João Paulo II continuou os avanços com a Encíclica Ut Unum Sint, a qual reconhece que há “elementos salvíficos nas outras Igrejas cristãs”.
Por ocasião dos quinhentos anos do nascimento de Lutero (1983), visitou um templo luterano e, assim se expressou: “O mundo experimenta, ainda hoje, a importância de Lutero na história”. Assinou, aos 31/10/1999, a Declaração Conjunta sobre a Doutrina da Justificação, em Augsburg (Alemanha), da qual extrai-se esta frase lapidar: “Os cristãos são redimidos, somente, pela graça (…) que nos capacita e chama para as boas obras”.

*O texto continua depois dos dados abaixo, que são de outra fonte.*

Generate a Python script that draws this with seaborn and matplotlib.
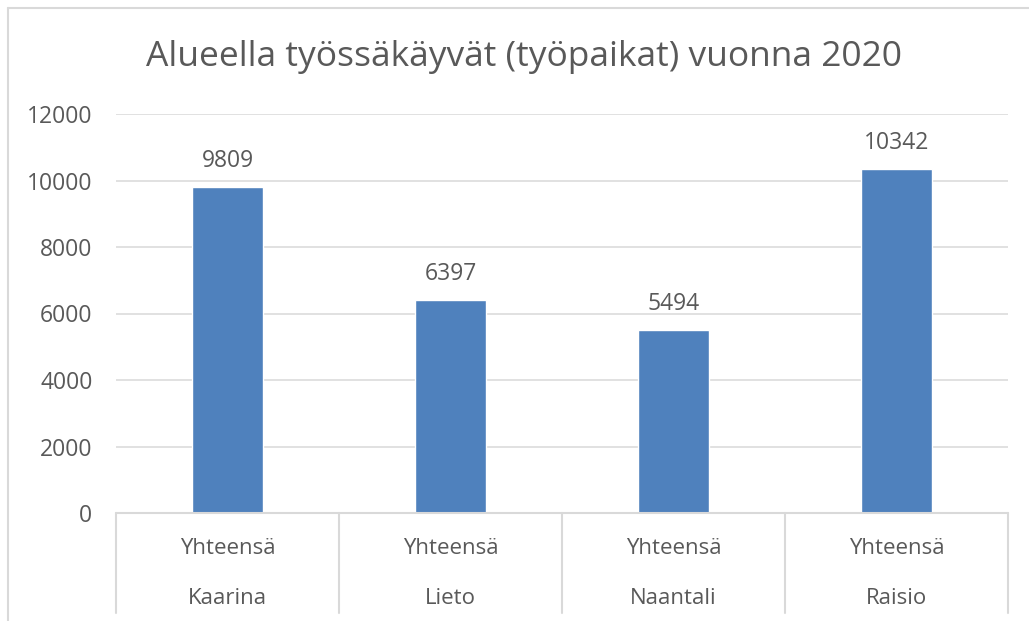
import numpy as np
import pandas as pd
import seaborn as sns
import matplotlib.pyplot as plt
from matplotlib.lines import Line2D

# chart data
kunnat = ["Kaarina", "Lieto", "Naantali", "Raisio"]
ryhma = ["Yhteensä", "Yhteensä", "Yhteensä", "Yhteensä"]
tyopaikat = [9809, 6397, 5494, 10342]
y_ticks = [0, 2000, 4000, 6000, 8000, 10000, 12000]

df = pd.DataFrame({"kunta": kunnat, "ryhma": ryhma, "tyopaikat": tyopaikat})

sns.set_style("white")
plt.rcParams["font.family"] = ["Open Sans", "DejaVu Sans"]

W, H = 1029, 621
fig = plt.figure(figsize=(W / 100, H / 100), dpi=100)
ax = fig.add_axes([116 / W, (H - 513) / H, 892 / W, 399 / H])

grey_txt = "#595959"
grey_line = "#d9d9d9"

sns.barplot(data=df, x="kunta", y="tyopaikat", color="#4f81bd", saturation=1,
            width=0.314, ax=ax, zorder=3)

ax.set_xlim(-0.5, 3.5)
ax.set_ylim(0, 12000)
ax.set_yticks(y_ticks)
ax.set_yticklabels([str(t) for t in y_ticks], fontsize=16.5, color=grey_txt)
ax.tick_params(axis="y", length=0, pad=17)
ax.set_xticks([])
ax.set_xlabel("")
ax.set_ylabel("")
for s in ax.spines.values():
    s.set_visible(False)
ax.yaxis.grid(True, color=grey_line, linewidth=1.1, zorder=0)
ax.set_axisbelow(True)

# value labels
ax.bar_label(ax.containers[0], labels=[str(v) for v in tyopaikat],
             padding=10, fontsize=16.5, color=grey_txt)

# multi-level category axis
tr = ax.get_xaxis_transform()
ax.plot([-0.5, 3.5], [0, 0], transform=tr, color=grey_line, lw=1.5,
        clip_on=False, zorder=4)
for b in np.arange(-0.5, 4.0, 1.0):
    ax.plot([b, b], [0, -0.25], transform=tr, color=grey_line, lw=1.5,
            clip_on=False)
for i, (r, k) in enumerate(zip(ryhma, kunnat)):
    ax.text(i, -35 / 399, r, transform=tr, ha="center", va="center",
            fontsize=16, color=grey_txt)
    ax.text(i, -85 / 399, k, transform=tr, ha="center", va="center",
            fontsize=16, color=grey_txt)

fig.text(524 / W, 1 - 57 / H, "Alueella työssäkäyvät (työpaikat) vuonna 2020",
         ha="center", va="center", fontsize=25.5, color=grey_txt)

# outer chart frame (left and top edges visible)
fig.add_artist(Line2D([8 / W, 8 / W], [0, 1 - 8 / H], color=grey_line, lw=1.5))
fig.add_artist(Line2D([8 / W, 1], [1 - 8 / H, 1 - 8 / H], color=grey_line, lw=1.5))

fig.savefig("out.png", dpi=100)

Dezessete anos depois (31/10/2016), o Papa Francisco e o Presidente da Federação Luterana Mundial, Bispo Munib Younan, na Catedral de Lund (Suécia), assinam a declaração conjunta “Do conflito à Comunhão”. Ambos pedem perdão pelos erros cometidos, mas, acima de tudo, o texto aponta o que podemos fazer, daqui pra frente.
Entre as ações concretas, está o desejo de “receber a Eucaristia numa única mesa, como aspiram muitos membros de nossas comunidades”. Ela é o “Sacramento da Unidade” (UR, 2), no entanto, é, também, motivo de divisão.
A Assembleia de Nairóbi (1975), assim se expressa: “Lamentamos a circunstância de que o estado das relações das Igrejas entre si, não permite a instauração de plena comunhão na Eucaristia”. Entre os casais de casamentos mistos (católicos com luteranos e vice-versa), há o anseio de que ambos “participem da Eucaristia católica e da Ceia protestante. Os luteranos aceitam, mas Roma, ainda não” (esta afirmação é feita por um pastor em artigo da internet).
O motivo é doutrinário. Na visão católica, o pão consagrado torna-se o Corpo e Sangue de Cristo, ainda que mantenha a aparência de pão. Para o luterano, a presença de Cristo é “efêmera”, isto é, Ele está presente durante o ato religioso. Terminado este, volta a ser pão normal.
O Papa Francisco, em novembro de 2015, visitou uma comunidade luterana e a presenteou om um “cálice para a Ceia do Senhor”. A pastora que o recebeu diz “é um presente repleto de valor simbólico”.
O Papa Paulo VI revogou a excomunhão ao Patriarca de Constantinopla, mas a de Lutero, não! A excomunhão de Leão X, em 1521, continua em vigor.
“Para as Igrejas Cristãs, é difícil aceitar certos dogmas como o Primado de Pedro, a infalibilidade papal, o perdão dos pecados através da Confissão, a doutrina da transubstanciação, Imaculada Conceição, Assunção. E, para o católico ortodoxo, é difícil compreender que é possível ser um seguidor de Cristo, sem estar obrigado a aceitar tais dogmas” (Dicionário Teológico da Vida Consagrada, p. 361).
Olhando para um futuro próximo, é ilusão sonhar com uma união de todos os cristãos para formarem “um só corpo”. Ela virá, mas só após um longo peregrinar (cf. 1Rs 19,7).
A divisão foi causada pelo ser humano e deve ser eliminada mediante sua própria conversão, tendo o Espírito Santo como fonte ao qual, todos devem escutar.
Os impasses doutrinários dependem do estudo e da ciência. Mas realizar gestos concretos, como os citados acima, estão ao alcance de todos. E, quando isto acontecer, saibamos “atribui-los a Deus do qual procede todo o bem” (São Francisco)!